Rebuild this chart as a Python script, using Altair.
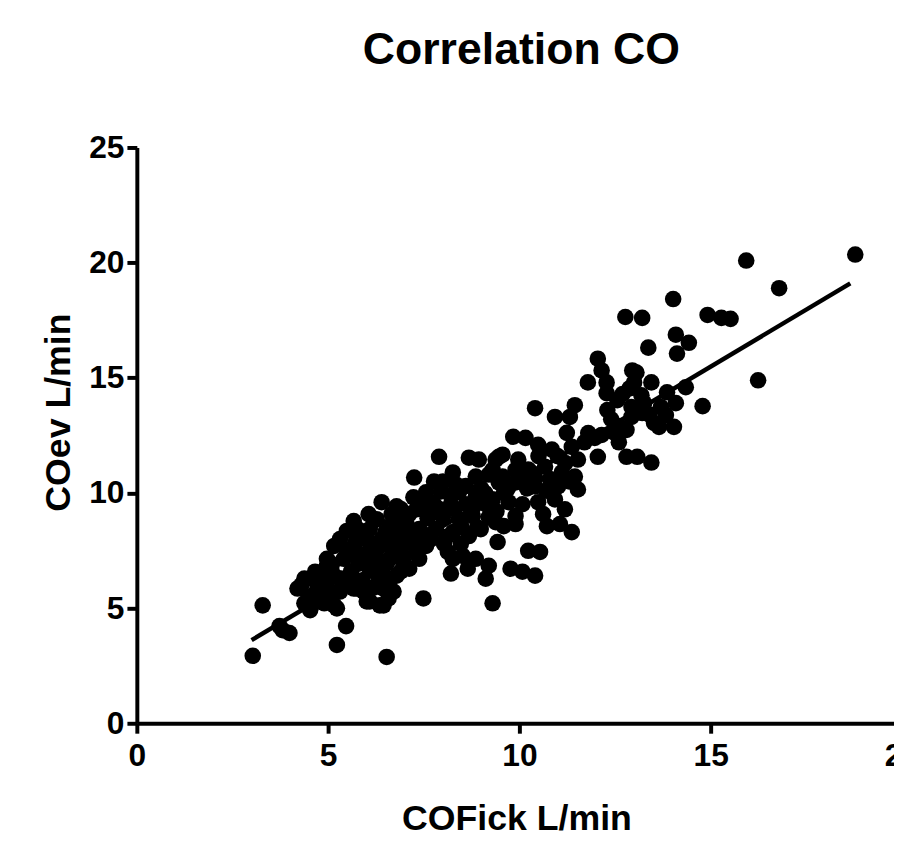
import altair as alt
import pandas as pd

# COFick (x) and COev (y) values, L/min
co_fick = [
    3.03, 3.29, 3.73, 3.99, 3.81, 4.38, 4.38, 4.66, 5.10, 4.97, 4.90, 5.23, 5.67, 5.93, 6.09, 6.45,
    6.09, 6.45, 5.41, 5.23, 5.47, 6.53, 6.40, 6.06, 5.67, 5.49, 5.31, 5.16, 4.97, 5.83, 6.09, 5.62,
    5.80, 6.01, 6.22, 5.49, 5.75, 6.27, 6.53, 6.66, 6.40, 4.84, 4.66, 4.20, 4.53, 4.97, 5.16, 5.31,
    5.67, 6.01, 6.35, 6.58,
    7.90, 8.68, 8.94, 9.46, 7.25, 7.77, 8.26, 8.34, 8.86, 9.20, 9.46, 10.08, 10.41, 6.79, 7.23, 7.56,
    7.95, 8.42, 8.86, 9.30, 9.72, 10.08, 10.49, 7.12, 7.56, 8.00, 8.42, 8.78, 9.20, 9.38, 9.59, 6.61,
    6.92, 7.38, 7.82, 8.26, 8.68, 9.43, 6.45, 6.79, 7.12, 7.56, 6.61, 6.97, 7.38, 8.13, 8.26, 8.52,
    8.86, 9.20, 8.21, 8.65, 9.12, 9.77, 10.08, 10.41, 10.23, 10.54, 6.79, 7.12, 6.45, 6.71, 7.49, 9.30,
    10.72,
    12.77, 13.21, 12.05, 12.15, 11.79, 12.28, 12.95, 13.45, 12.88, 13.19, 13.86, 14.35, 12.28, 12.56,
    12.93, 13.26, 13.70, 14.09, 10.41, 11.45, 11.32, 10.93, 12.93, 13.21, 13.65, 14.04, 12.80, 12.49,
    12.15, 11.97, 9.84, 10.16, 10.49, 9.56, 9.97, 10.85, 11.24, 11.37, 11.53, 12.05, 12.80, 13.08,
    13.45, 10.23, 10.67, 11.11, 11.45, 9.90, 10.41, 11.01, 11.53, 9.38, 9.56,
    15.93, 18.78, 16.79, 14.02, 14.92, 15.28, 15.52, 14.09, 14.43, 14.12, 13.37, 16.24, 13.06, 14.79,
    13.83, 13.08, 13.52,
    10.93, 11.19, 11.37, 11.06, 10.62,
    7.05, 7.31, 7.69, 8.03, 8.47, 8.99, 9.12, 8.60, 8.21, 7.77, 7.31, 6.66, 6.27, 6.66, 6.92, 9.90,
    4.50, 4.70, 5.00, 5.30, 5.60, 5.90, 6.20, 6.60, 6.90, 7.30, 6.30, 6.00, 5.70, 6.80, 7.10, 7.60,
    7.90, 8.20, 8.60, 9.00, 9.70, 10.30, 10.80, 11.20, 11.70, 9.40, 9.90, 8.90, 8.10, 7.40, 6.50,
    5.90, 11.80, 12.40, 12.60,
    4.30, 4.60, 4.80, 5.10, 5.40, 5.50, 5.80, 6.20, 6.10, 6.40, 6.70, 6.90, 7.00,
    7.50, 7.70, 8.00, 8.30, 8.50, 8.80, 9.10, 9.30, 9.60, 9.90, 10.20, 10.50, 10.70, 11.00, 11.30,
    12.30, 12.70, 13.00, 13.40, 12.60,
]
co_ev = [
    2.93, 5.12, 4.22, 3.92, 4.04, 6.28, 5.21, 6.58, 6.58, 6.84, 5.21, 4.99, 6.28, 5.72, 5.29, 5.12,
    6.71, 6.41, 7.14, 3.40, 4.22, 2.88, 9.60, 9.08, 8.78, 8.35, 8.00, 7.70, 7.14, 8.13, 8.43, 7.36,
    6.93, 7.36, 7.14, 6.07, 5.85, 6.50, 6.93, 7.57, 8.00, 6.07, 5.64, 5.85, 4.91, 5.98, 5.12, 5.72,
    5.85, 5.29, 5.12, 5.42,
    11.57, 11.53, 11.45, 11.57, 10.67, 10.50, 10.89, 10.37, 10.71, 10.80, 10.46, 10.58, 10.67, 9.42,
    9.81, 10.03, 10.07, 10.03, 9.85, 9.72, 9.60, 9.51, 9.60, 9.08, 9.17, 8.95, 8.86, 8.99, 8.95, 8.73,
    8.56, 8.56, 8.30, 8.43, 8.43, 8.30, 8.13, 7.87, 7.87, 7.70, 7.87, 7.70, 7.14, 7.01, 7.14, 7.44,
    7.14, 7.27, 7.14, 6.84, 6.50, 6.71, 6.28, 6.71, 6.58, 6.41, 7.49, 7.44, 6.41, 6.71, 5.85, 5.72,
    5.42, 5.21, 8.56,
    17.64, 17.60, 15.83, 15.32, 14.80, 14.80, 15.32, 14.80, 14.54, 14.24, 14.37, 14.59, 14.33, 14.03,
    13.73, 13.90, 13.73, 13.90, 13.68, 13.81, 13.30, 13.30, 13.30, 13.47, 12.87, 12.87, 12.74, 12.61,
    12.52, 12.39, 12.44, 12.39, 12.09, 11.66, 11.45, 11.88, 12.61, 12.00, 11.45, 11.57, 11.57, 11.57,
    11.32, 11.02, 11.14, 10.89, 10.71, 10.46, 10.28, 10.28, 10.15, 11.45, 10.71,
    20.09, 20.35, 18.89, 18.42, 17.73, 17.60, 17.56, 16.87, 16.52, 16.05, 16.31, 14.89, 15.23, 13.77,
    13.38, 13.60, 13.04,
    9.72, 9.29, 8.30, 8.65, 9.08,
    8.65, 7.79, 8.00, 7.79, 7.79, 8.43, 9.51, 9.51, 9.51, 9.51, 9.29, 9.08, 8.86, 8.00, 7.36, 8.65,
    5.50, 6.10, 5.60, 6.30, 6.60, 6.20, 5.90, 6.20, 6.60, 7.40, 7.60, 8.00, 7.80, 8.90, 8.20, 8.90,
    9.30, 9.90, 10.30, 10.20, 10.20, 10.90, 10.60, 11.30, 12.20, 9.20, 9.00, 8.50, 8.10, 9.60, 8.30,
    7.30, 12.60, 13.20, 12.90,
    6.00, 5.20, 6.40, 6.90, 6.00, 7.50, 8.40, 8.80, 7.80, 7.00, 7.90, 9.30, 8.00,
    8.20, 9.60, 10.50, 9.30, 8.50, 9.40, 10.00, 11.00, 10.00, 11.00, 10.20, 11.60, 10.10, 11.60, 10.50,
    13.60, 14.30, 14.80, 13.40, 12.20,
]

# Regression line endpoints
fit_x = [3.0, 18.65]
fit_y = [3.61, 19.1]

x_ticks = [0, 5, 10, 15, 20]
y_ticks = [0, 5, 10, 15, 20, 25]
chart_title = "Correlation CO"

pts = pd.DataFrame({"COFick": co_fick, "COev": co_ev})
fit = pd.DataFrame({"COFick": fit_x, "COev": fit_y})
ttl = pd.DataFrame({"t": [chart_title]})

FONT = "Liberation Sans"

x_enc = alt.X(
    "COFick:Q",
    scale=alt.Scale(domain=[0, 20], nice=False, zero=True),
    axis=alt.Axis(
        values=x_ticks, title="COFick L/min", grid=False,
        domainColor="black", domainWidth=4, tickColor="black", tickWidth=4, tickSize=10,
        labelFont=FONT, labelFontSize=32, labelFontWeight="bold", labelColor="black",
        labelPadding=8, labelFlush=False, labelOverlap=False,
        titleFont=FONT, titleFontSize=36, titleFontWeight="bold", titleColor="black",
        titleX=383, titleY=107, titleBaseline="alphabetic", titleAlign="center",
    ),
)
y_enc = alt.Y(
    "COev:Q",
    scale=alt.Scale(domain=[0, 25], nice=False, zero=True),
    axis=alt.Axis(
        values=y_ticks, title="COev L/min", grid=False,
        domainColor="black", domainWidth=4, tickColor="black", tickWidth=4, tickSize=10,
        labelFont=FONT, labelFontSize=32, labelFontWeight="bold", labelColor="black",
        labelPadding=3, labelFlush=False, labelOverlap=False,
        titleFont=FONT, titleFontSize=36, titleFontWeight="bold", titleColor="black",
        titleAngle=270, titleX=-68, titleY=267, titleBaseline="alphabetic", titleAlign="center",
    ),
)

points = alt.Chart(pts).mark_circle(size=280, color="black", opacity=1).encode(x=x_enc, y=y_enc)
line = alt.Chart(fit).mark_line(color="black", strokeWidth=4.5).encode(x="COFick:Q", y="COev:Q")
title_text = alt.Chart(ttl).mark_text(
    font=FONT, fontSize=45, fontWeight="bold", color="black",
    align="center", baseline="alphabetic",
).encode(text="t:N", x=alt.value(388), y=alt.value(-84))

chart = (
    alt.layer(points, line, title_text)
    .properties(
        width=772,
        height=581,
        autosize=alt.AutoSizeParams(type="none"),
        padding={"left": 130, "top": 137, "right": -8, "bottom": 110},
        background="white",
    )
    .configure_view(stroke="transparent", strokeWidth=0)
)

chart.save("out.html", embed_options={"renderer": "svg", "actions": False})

**Directions:** Give again, word for word, every line from the top of the data through the line with "import pandas as pd", both ends included, and exclude the pictures.

**Exercise result:**
Rebuild this chart as a Python script, using Altair.
import altair as alt
import pandas as pd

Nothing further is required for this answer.